### Instructions for the task:
Each line from the beginning of the data below through the line containing "(0,0) rectangle (1041,686);" should be repeated exactly, please.

### Supplied material:
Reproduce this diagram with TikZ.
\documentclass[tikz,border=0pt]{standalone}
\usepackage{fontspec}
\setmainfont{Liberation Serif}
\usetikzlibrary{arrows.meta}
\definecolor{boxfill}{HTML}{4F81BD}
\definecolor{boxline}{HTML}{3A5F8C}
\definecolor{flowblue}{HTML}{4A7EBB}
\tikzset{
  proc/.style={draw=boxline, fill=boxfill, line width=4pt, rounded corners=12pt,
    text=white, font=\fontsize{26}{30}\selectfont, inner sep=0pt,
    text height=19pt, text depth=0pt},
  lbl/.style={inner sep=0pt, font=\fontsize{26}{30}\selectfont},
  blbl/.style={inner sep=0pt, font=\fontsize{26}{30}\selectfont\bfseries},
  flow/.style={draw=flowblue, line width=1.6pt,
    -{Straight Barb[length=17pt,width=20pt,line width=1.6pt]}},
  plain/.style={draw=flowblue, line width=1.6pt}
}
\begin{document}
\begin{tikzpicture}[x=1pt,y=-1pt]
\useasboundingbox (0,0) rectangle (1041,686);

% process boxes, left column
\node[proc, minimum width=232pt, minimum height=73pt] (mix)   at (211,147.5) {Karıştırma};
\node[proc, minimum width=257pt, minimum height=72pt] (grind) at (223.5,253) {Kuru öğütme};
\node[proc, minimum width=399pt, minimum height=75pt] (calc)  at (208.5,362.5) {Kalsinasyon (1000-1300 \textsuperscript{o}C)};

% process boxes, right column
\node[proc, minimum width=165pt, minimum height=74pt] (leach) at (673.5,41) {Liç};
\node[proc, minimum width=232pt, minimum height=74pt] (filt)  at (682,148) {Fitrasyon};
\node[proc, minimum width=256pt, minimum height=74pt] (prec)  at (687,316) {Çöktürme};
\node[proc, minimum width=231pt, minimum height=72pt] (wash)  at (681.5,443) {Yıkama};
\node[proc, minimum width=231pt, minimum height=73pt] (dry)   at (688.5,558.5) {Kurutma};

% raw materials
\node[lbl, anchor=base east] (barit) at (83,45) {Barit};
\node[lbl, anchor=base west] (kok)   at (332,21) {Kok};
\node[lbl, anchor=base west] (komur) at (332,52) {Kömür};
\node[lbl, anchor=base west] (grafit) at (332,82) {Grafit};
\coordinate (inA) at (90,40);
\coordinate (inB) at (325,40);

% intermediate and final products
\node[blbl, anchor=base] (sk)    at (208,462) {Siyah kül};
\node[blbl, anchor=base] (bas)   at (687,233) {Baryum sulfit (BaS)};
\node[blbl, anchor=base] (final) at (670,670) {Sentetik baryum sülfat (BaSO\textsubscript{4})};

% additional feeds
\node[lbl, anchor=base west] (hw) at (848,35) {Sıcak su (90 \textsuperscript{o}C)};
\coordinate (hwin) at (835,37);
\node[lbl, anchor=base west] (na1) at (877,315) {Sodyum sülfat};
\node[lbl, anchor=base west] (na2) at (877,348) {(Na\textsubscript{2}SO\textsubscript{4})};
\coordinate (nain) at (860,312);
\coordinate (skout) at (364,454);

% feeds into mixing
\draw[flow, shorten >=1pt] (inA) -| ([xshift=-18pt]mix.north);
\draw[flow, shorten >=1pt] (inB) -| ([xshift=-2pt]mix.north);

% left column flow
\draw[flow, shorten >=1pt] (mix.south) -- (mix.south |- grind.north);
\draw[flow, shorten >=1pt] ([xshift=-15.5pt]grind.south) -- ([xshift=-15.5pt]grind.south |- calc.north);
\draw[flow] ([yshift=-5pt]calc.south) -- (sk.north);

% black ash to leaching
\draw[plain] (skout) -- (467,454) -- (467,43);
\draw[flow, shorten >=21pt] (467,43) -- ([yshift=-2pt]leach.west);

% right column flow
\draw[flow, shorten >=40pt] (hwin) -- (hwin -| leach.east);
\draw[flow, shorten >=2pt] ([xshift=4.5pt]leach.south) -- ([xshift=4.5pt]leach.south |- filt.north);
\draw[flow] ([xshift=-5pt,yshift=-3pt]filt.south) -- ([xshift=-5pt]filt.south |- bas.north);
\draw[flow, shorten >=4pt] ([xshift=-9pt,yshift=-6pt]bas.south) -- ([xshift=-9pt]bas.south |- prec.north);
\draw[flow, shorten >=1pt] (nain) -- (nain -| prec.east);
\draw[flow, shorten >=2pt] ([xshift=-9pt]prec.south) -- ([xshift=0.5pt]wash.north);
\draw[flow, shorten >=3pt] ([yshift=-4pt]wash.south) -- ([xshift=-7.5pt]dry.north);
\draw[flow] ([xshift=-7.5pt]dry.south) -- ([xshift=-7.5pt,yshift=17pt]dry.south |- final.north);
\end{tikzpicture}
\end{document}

### Solution to this problem:
Reproduce this diagram with TikZ.
\documentclass[tikz,border=0pt]{standalone}
\usepackage{fontspec}
\setmainfont{Liberation Serif}
\usetikzlibrary{arrows.meta}
\definecolor{boxfill}{HTML}{4F81BD}
\definecolor{boxline}{HTML}{3A5F8C}
\definecolor{flowblue}{HTML}{4A7EBB}
\tikzset{
  proc/.style={draw=boxline, fill=boxfill, line width=4pt, rounded corners=12pt,
    text=white, font=\fontsize{26}{30}\selectfont, inner sep=0pt,
    text height=19pt, text depth=0pt},
  lbl/.style={inner sep=0pt, font=\fontsize{26}{30}\selectfont},
  blbl/.style={inner sep=0pt, font=\fontsize{26}{30}\selectfont\bfseries},
  flow/.style={draw=flowblue, line width=1.6pt,
    -{Straight Barb[length=17pt,width=20pt,line width=1.6pt]}},
  plain/.style={draw=flowblue, line width=1.6pt}
}
\begin{document}
\begin{tikzpicture}[x=1pt,y=-1pt]
\useasboundingbox (0,0) rectangle (1041,686);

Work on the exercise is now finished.